::: DATA EXTRACT
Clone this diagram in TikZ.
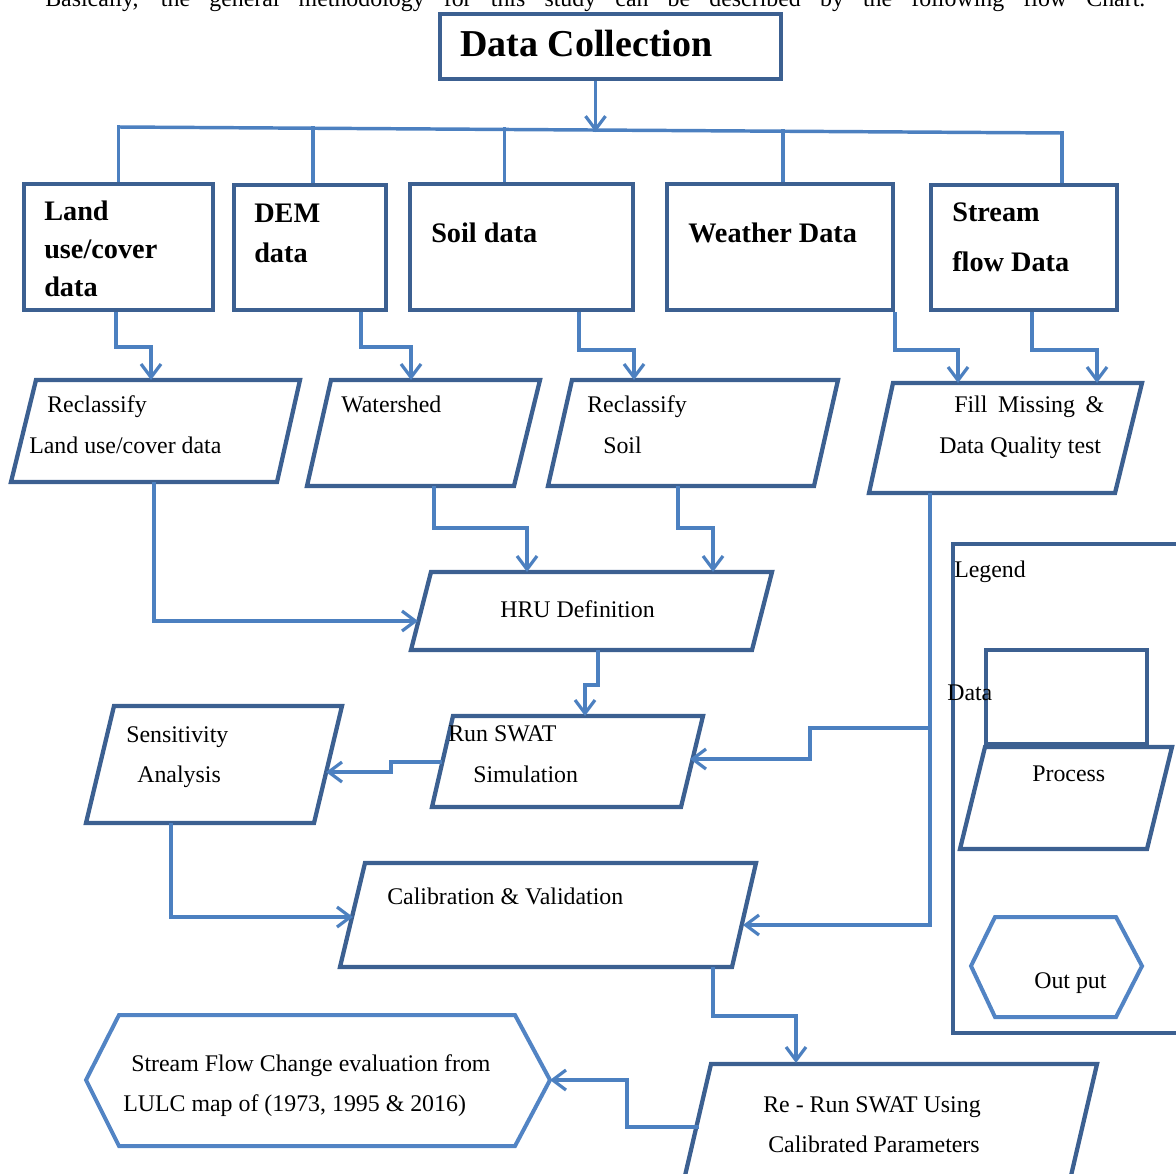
\documentclass[tikz,border=0pt]{standalone}
\usepackage{fontspec}
\setmainfont{Liberation Serif}
\usetikzlibrary{arrows.meta,fit,calc}
\definecolor{dkb}{RGB}{60,96,145}
\definecolor{cnb}{RGB}{76,128,192}
\definecolor{otb}{RGB}{82,132,196}
\begin{document}
\begin{tikzpicture}[x=0.75pt,y=-0.75pt,
  databox/.style={draw=dkb,line width=3.2pt,inner sep=0pt},
  procbox/.style={draw=dkb,line width=3.2pt,line join=miter},
  outbox/.style={draw=otb,line width=3pt},
  conn/.style={draw=cnb,line width=2.6pt},
  arr/.style={conn,-{Straight Barb[length=10pt,width=15pt,line width=2.4pt]}},
  reg/.style={anchor=base west,inner sep=0pt,font=\fontsize{17.9}{20}\selectfont},
  bld/.style={anchor=base west,inner sep=0pt,font=\fontsize{21.2}{24}\selectfont\bfseries},
]
\useasboundingbox (0,0) rectangle (1176,1173);
\clip (0,0) rectangle (1176,1173);

% intro line (clipped at top, as in the reference)
\node[reg] (intro) at (45,7) {\makebox[825pt][s]{Basically, the general methodology for this study can be described by the following flow Chart.}};

% title
\node[databox, fit={(440,14) (781,79)}] (dc) {};
\node[bld, font=\fontsize{28.5}{30}\selectfont\bfseries] (dct) at (460,57) {Data Collection};

% data boxes
\node[databox, fit={(24,184) (213,310)}] (land) {};
\node[databox, fit={(234,185) (386,310)}] (dem) {};
\node[databox, fit={(410,184) (633,310)}] (soil) {};
\node[databox, fit={(667,184) (893,310)}] (weather) {};
\node[databox, fit={(931,185) (1117,310)}] (stream) {};

\node[bld] (t-land1) at (44,220) {Land};
\node[bld] (t-land2) at (44,258) {use/cover};
\node[bld] (t-land3) at (44,296) {data};
\node[bld] (t-dem1) at (254,223) {DEM};
\node[bld] (t-dem2) at (254,262) {data};
\node[bld] (t-soil) at (431,242) {Soil data};
\node[bld] (t-weather) at (688,242) {Weather Data};
\node[bld] (t-stream1) at (952,222) {Stream};
\node[bld] (t-stream2) at (952,271) {flow Data};

% process parallelograms
\draw[procbox] (36,380) coordinate (rl1) -- (300,380) coordinate (rl2) -- (277,482) coordinate (rl3) -- (11,482) coordinate (rl4) -- cycle;
\draw[procbox] (331,380) coordinate (ws1) -- (540,380) coordinate (ws2) -- (514,486) coordinate (ws3) -- (307,486) coordinate (ws4) -- cycle;
\draw[procbox] (572,380) coordinate (rs1) -- (838,380) coordinate (rs2) -- (814,486) coordinate (rs3) -- (548,486) coordinate (rs4) -- cycle;
\draw[procbox] (893,383) coordinate (fm1) -- (1142,383) coordinate (fm2) -- (1115,493) coordinate (fm3) -- (869,493) coordinate (fm4) -- cycle;
\draw[procbox] (431,572) coordinate (hr1) -- (772,572) coordinate (hr2) -- (752,650) coordinate (hr3) -- (411,650) coordinate (hr4) -- cycle;
\draw[procbox] (453,716) coordinate (ru1) -- (703,716) coordinate (ru2) -- (681,807) coordinate (ru3) -- (432,807) coordinate (ru4) -- cycle;
\draw[procbox] (114,706) coordinate (se1) -- (342,706) coordinate (se2) -- (314,823) coordinate (se3) -- (86,823) coordinate (se4) -- cycle;
\draw[procbox] (365,863) coordinate (ca1) -- (756,863) coordinate (ca2) -- (732,967) coordinate (ca3) -- (340,967) coordinate (ca4) -- cycle;
\draw[procbox] (711,1064) coordinate (rr1) -- (1097,1064) coordinate (rr2) -- (1063,1210) coordinate (rr3) -- (677,1210) coordinate (rr4) -- cycle;

\node[reg] (t-rl1) at (47,412) {Reclassify};
\node[reg] (t-rl2) at (29,453) {Land use/cover data};
\node[reg] (t-ws) at (341,412) {Watershed};
\node[reg] (t-rs1) at (587,412) {Reclassify};
\node[reg] (t-rs2) at (603,453) {Soil};
\node[reg] (t-fm1) at (954,412) {\makebox[112.5pt][s]{Fill Missing \&}};
\node[reg] (t-fm2) at (939,453) {Data Quality test};
\node[reg] (t-hru) at (500,617) {HRU Definition};
\node[reg] (t-ru1) at (448,741) {Run SWAT};
\node[reg] (t-ru2) at (473,782) {Simulation};
\node[reg] (t-se1) at (126,742) {Sensitivity};
\node[reg] (t-se2) at (137,782) {Analysis};
\node[reg] (t-ca) at (387,904) {Calibration \& Validation};
\node[reg] (t-rr1) at (763,1112) {Re - Run SWAT Using};
\node[reg] (t-rr2) at (768,1152) {Calibrated Parameters};

% output hexagon
\draw[outbox] (86,1080) coordinate (ou-l) -- (119,1015) -- (515,1015) -- (550,1080) coordinate (ou-r) -- (515,1146) -- (119,1146) -- cycle;
\node[reg] (t-ou1) at (131,1071) {Stream Flow Change evaluation from};
\node[reg] (t-ou2) at (123,1111) {LULC map of (1973, 1995 \& 2016)};

% legend
\draw[databox] (953,544) rectangle (1200,1033);
\node[reg] (t-leg) at (954,577) {Legend};
\node[databox, fit={(986,650) (1147,744)}] (lg-data) {};
\node[reg] (t-lgd) at (947,700) {Data};
\draw[procbox] (985,747) -- (1172,747) -- (1147,849) -- (960,849) -- cycle;
\node[reg] (t-lgp) at (1032,781) {Process};
\draw[outbox] (971,966) -- (995,917) -- (1116,917) -- (1142,966) -- (1116,1017) -- (995,1017) -- cycle;
\node[reg] (t-lgo) at (1034,988) {Out put};

% connector end points
\coordinate (bL) at (118,127);
\coordinate (bR) at (1062,133);
\coordinate (rl-in) at (151,380);
\coordinate (ws-in) at (411,380);
\coordinate (rs-in) at (634,380);
\coordinate (fm-in1) at (958,383);
\coordinate (fm-in2) at (1097,383);
\coordinate (rl-out) at (154,482);
\coordinate (ws-out) at (434,486);
\coordinate (rs-out) at (678,486);
\coordinate (fm-out) at (930,493);
\coordinate (hr-inL) at (418,621);
\coordinate (hr-in1) at (527,572);
\coordinate (hr-in2) at (713,572);
\coordinate (hr-out) at (598,650);
\coordinate (ru-in) at (585,716);
\coordinate (ru-outL) at (442,762);
\coordinate (ru-inR) at (690,759);
\coordinate (se-in) at (326,772);
\coordinate (se-out) at (171,823);
\coordinate (fm-br) at (930,728);
\coordinate (ca-inL) at (353,917);
\coordinate (ca-inR) at (743,925);
\coordinate (ca-out) at (713,967);
\coordinate (rr-in) at (796,1063);
\coordinate (rr-outL) at (699,1127);

% connectors
\draw[arr] ($(dc.south)+(-15,0)$) -- ++(0,51);
\draw[conn] (bL) -- (bR);
\draw[conn] (land.north) -- ++(0,-57);
\draw[conn] ($(dem.north)+(3,0)$) -- ++(0,-57);
\draw[conn] ($(soil.north)+(-17,0)$) -- ++(0,-55);
\draw[conn] ($(weather.north)+(3,0)$) -- ++(0,-53);
\draw[conn] ($(stream.north)+(38,0)$) -- ++(0,-52);

\draw[arr] ($(land.south)+(-2.5,0)$) -- ++(0,35) -| (rl-in);
\draw[arr] ($(dem.south)+(51,0)$) -- ++(0,35) -| (ws-in);
\draw[arr] ($(soil.south)+(57.5,0)$) -- ++(0,38) -| (rs-in);
\draw[arr] (weather.south east) -- ++(0,38) -| (fm-in1);
\draw[arr] ($(stream.south)+(8,0)$) -- ++(0,38) -| (fm-in2);

\draw[arr] (rl-out) |- (hr-inL);
\draw[arr] (ws-out) -- ++(0,42) -| (hr-in1);
\draw[arr] (rs-out) -- ++(0,42) -| (hr-in2);
\draw[arr] (hr-out) -- ++(0,35) -| (ru-in);
\draw[arr] (ru-outL) -- ++(-51,0) |- (se-in);
\draw[arr] (fm-out) |- (ca-inR);
\draw[arr] (fm-br) -- ++(-120,0) |- (ru-inR);
\draw[arr] (se-out) |- (ca-inL);
\draw[arr] (ca-out) -- ++(0,49) -| (rr-in);
\draw[arr] (rr-outL) -- ++(-72,0) |- (ou-r);
\end{tikzpicture}
\end{document}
::::::
**WORK TO BE COMPLETED:** Provide the number of lines containing the string "this", with no other output.

**EXPECTED OUTPUT:** 2